There was this void. Cancer patients and families were being diagnosed in cancer centers and then were being forced to search the Internet, get on the phone and basically go find advocacy groups that could help them with their challenges and their problems and so we made a strategic shift in the way that we deliver our work and we started partnering with some of the top cancer centers in the country that are based here in Baltimore. We launched our first Young Adult Navigation Program at the University of Maryland, Greenebaum Cancer Center, where we embedded a full-time, trained Young Adult Patient Navigator and they spend every single day focusing on serving the needs of their young cancer patients and helping them find resources both in the hospital, in the community, resources that are available through our network and through our organization to make sense of their cancer treatment and then when they leave the cancer be a part of a larger community where they can live life without cancer.
Our organization was founded in Howard County. We still have office space there, but we knew we needed to be where young people live, work, play and unfortunately get treated for cancer and that is here in Baltimore and in the city and so we started looking for space everywhere under the sun. I don’t want to say we stumbled across this space, it was meant to be and we were brought here and it is a beautiful space and we worked with a variety of our… some of our supporters and our partners and our landlord Merritt to build it out in a way that we think is conducive and more so enhances a collaborative approach to helping people fight cancer. So it is very open.
We have support groups that are run here for cancer patients and families here in Baltimore. We have large groups that come in here that are volunteering and that are raising money for us, we have had upwards of 200 people in this space or we have 20-25 people that are working every single day.

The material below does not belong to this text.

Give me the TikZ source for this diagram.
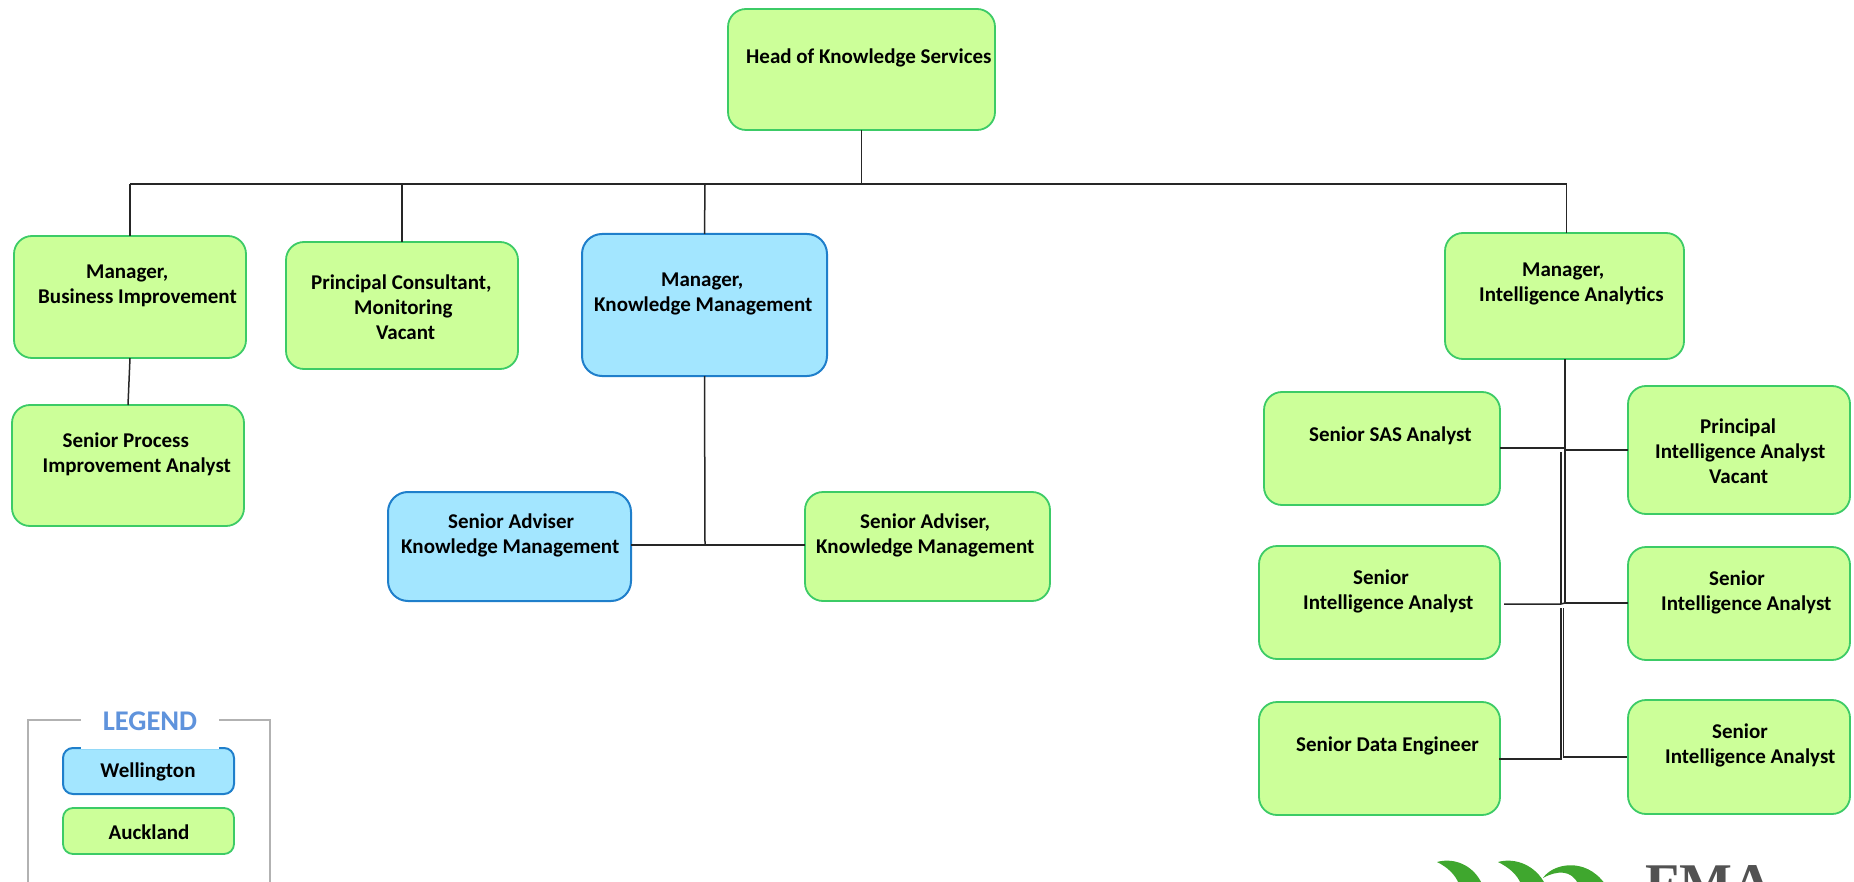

Our promise and vision from day one is to ensure that no young person has to face cancer alone and that still remains it. But the plan is to ensure that everyone in this country that is between the ages of 15 and 39 has access to the resources at a cancer diagnosis and when they leave the cancer center. And so we are leveraging, scaling and modeling the programs that we have built here in our community in Baltimore and in the D.C. region that work and we know they work at some of the top cancer centers in the country and in some of the most diverse and robust communities in our country and taking them to more places. There are a lot of people out there that have it a lot worse than we do in that moment, and we see that every single day here in our work. Young people and families in our cancer centers that are dealing with unimaginable odds, consequences and challenges, and we are here to help them, and so we need to keep it in perspective that there is a lot we can do and sometimes a little can make a huge difference.